Once you have the labels, the voice should build relatively faster. The following commands should do the trick.

# Make sure you are in the voice directory (cmu_us_aup)

./bin/do_clustergen build_utts

# Save some disk space
rm -rf ehmm/feat

# Voice Training
./bin/do_clustergen generate_statenames
./bin/do_clustergen f0
./bin/do_clustergen mcep
./bin/do_clustergen voicing
./bin/do_clustergen combine_coeffs_v

./bin/traintest etc/

./bin/do_clustergen cluster etc/
./bin/do_clustergen dur etc/

# Test build to get voice accuracy
$FESTVOXDIR/src/clustergen/cg_test resynth cgp > mcd-base.out
mv dur.dur.S25.out dur.dur.S25.out-base

Converting the FestVox voice to Flite Voice

If the voice built successfully, you can make a flite voice out of it pretty easily:

./bin/build_flite cg
cd flite

# Save sample waveform
./flite_cmu_us_aup "Hello World!" cmu_us_aup_sample.wav

Saving the Flite Voice as a File

You can now export this built voice as a flitevox file.

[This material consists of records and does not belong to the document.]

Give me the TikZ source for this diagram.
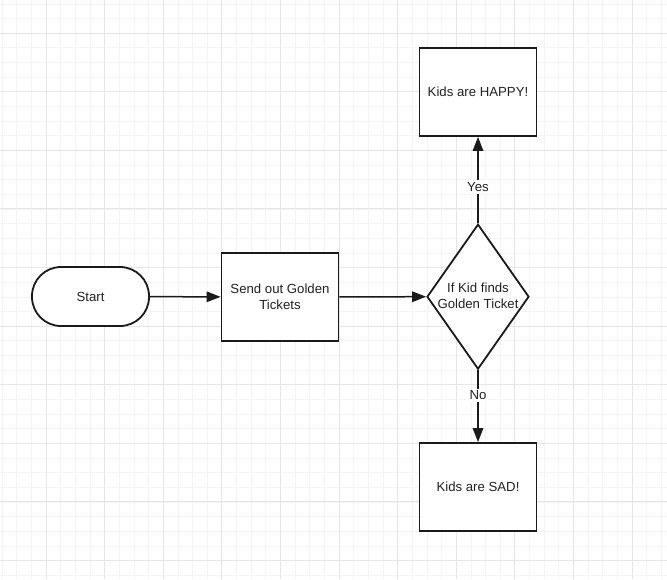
\documentclass[tikz,border=0pt]{standalone}
\usepackage{fontspec}
\setmainfont{Liberation Sans}
\usetikzlibrary{shapes.geometric,arrows.meta}
\definecolor{minorgrid}{HTML}{F4F4F4}
\definecolor{majorgrid}{HTML}{E6E6E6}
\definecolor{ink}{HTML}{1A1A1A}
\definecolor{txt}{HTML}{222222}
\tikzset{
  base/.style={draw=ink, line width=1.8pt, text=txt, font=\fontsize{13.2}{16}\selectfont, align=center, fill=white},
  procbox/.style={base, rectangle, minimum width=117pt, minimum height=88pt, inner sep=0pt},
  termbox/.style={base, rectangle, rounded corners=29pt, minimum width=117pt, minimum height=59pt},
  decbox/.style={base, diamond, minimum width=102pt, minimum height=145pt, inner sep=0pt},
  flow/.style={draw=ink, line width=1.5pt, -{Triangle[length=14pt,width=10.5pt]}},
  lbl/.style={fill=white, text=txt, font=\fontsize{13.2}{16}\selectfont, inner sep=2pt},
  mingrid/.style={draw=minorgrid, line width=0.8pt},
  majgrid/.style={draw=majorgrid, line width=1pt}
}
\begin{document}
\begin{tikzpicture}[x=1pt,y=-1pt]
\useasboundingbox (0,0) rectangle (667,579);
\fill[white] (0,0) rectangle (667,579);
% grid
\foreach \i in {0,...,46} {\draw[mingrid] ({2.1+14.65*\i},0) -- ({2.1+14.65*\i},579);}
\foreach \i in {0,...,40} {\draw[mingrid] (0,{3.9+14.65*\i}) -- (667,{3.9+14.65*\i});}
\foreach \i in {0,...,11} {\draw[majgrid] ({46+58.6*\i},0) -- ({46+58.6*\i},579);}
\foreach \i in {0,...,9} {\draw[majgrid] (0,{33+58.6*\i}) -- (667,{33+58.6*\i});}
% nodes
\node[termbox] (start) at (90.5,296.5) {Start};
\node[procbox] (send) at (280,297) {Send out Golden\\Tickets};
\node[decbox] (dec) at (478,296.7) {};
\node[align=center, text=txt, font=\fontsize{13.2}{16}\selectfont] (dectext) at (478,296) {If Kid finds\\Golden Ticket};
\node[procbox] (happy) at (478,92) {Kids are HAPPY!};
\node[procbox] (sad) at (478,487) {Kids are SAD!};
% connectors
\draw[flow] (start) -- (send);
\draw[flow] (send) -- (dec.west);
\draw[flow] (dec.north) -- node[lbl, pos=0.42] {Yes} (happy.south);
\draw[flow] (dec.south) -- node[lbl, pos=0.35] {No} (sad.north);
\end{tikzpicture}
\end{document}
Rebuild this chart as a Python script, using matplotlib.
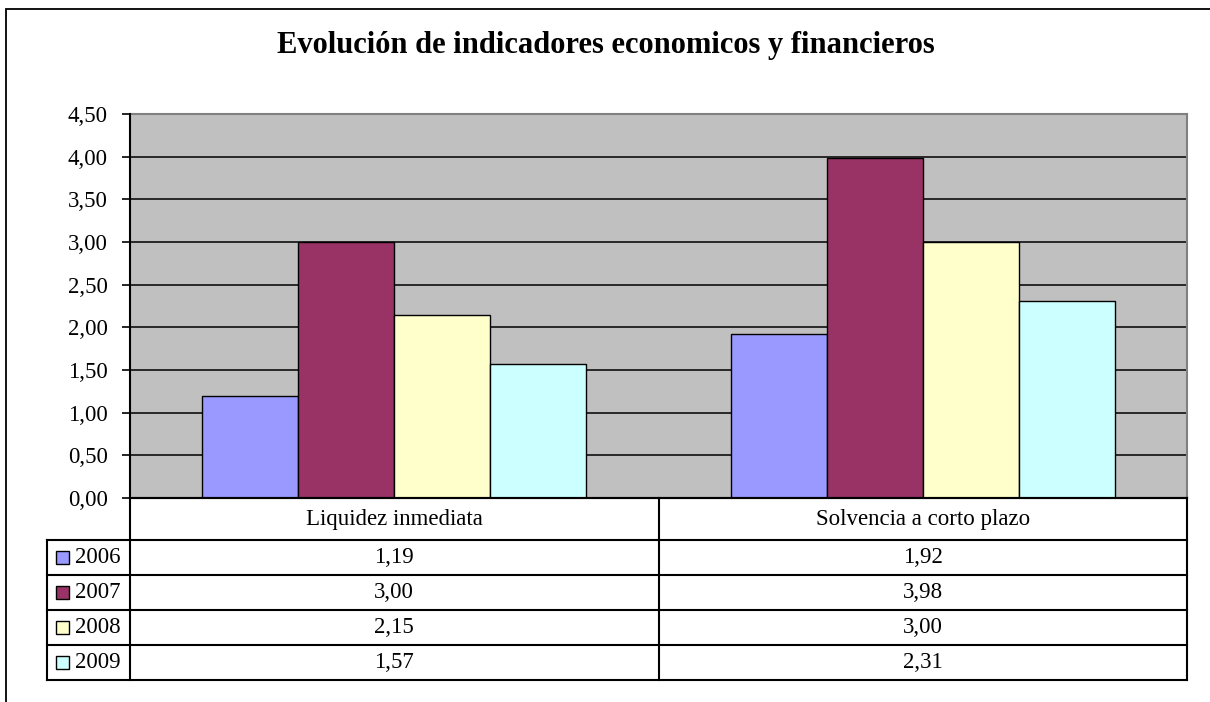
import numpy as np
import matplotlib.pyplot as plt
from matplotlib.lines import Line2D
from matplotlib.patches import Rectangle
from matplotlib.ticker import FuncFormatter

categories = ['Liquidez inmediata', 'Solvencia a corto plazo']
years = ['2006', '2007', '2008', '2009']
v2006 = [1.19, 1.92]
v2007 = [3.00, 3.98]
v2008 = [2.15, 3.00]
v2009 = [1.57, 2.31]
colors = ['#9999FF', '#993366', '#FFFFCC', '#CCFFFF']

series = [v2006, v2007, v2008, v2009]

plt.rcParams['font.family'] = ['Liberation Serif', 'DejaVu Serif']
W, H = 1210, 702
fig = plt.figure(figsize=(W / 100, H / 100), dpi=100)
fs = 16.5


def fx(px):
    return px / W


def fy(py):
    return 1 - py / H


# chart frame (runs off the right and bottom edge)
fig.add_artist(Rectangle((fx(6), fy(760)), fx(1260), 751 / H, transform=fig.transFigure,
                         fill=False, edgecolor='black', lw=1.3))

fig.text(fx(606), fy(46), 'Evolución de indicadores economicos y financieros',
         ha='center', va='center', fontsize=22, fontweight='bold')

L, R, T, B = 130, 1187, 114, 498
ax = fig.add_axes([fx(L), fy(B), (R - L) / W, (B - T) / H])
ax.set_facecolor('#C0C0C0')

x = np.arange(len(categories))
bw = 1 / 5.5
for i, vals in enumerate(series):
    ax.bar(x + (i - 1.5) * bw, vals, bw, color=colors[i], edgecolor='black', lw=1.0, zorder=3)

ax.set_xlim(-0.5, 1.5)
ax.set_ylim(0, 4.5)
ax.set_yticks(np.arange(0, 4.51, 0.5))
ax.yaxis.set_major_formatter(FuncFormatter(lambda v, p: f'{v:.2f}'.replace('.', ',')))
ax.tick_params(axis='y', labelsize=fs, length=6, width=1.2, direction='out', pad=10)
ax.set_xticks([])
ax.grid(axis='y', color='black', lw=1.1, zorder=1)
ax.set_axisbelow(True)
for s in ['top', 'right']:
    ax.spines[s].set_color('#808080')
    ax.spines[s].set_linewidth(1.5)
for s in ['left', 'bottom']:
    ax.spines[s].set_color('black')
    ax.spines[s].set_linewidth(1.5)
    ax.spines[s].set_zorder(4)


def hline(x0, x1, y, lw=1.5):
    fig.add_artist(Line2D([fx(x0), fx(x1)], [fy(y), fy(y)], transform=fig.transFigure,
                          color='black', lw=lw))


def vline(xp, y0, y1, lw=1.5):
    fig.add_artist(Line2D([fx(xp), fx(xp)], [fy(y0), fy(y1)], transform=fig.transFigure,
                          color='black', lw=lw))


# data table under the plot
rows = [540, 575, 610, 645, 680]
mid = (L + R) / 2
hline(L, R, B)
for r in rows:
    hline(47, R, r)
vline(L, B, rows[-1])
vline(mid, B, rows[-1])
vline(R, B, rows[-1])
vline(47, rows[0], rows[-1])

for j, cat in enumerate(categories):
    cx = L + (j + 0.5) * (R - L) / 2
    fig.text(fx(cx), fy((B + rows[0]) / 2 + 1), cat, ha='center', va='center', fontsize=fs)
    for i, vals in enumerate(series):
        cy = (rows[i] + rows[i + 1]) / 2
        fig.text(fx(cx), fy(cy), f'{vals[j]:.2f}'.replace('.', ','),
                 ha='center', va='center', fontsize=fs)

for i, yr in enumerate(years):
    cy = (rows[i] + rows[i + 1]) / 2
    fig.add_artist(Rectangle((fx(56), fy(cy + 6.5)), 13 / W, 13 / H, transform=fig.transFigure,
                             facecolor=colors[i], edgecolor='black', lw=1.0))
    fig.text(fx(75), fy(cy), yr, ha='left', va='center', fontsize=fs)

fig.savefig('out.png', dpi=100, facecolor='white')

./flite_cmu_us_aup -voicedump cmu_us_aup.flitevox

Using the Flite Voice under Android

First, install the Android App on your device.

Now, rename your flitevox file to conform to the app’s requirements. Also generate an index file for the voice. Example:

mv cmu_us_aup.flitevox "male;"
# Upload that file to "/sdcard/flite-data/cg/eng/USA/" directory on your device.

x=$(md5sum "male;" | awk '{print $1}'
echo "eng-USA-male;aup\t$x" > voices.list
# Upload this file to /sdcard/flite-data/cg

Launch the Flite App. Your voice should now be usable.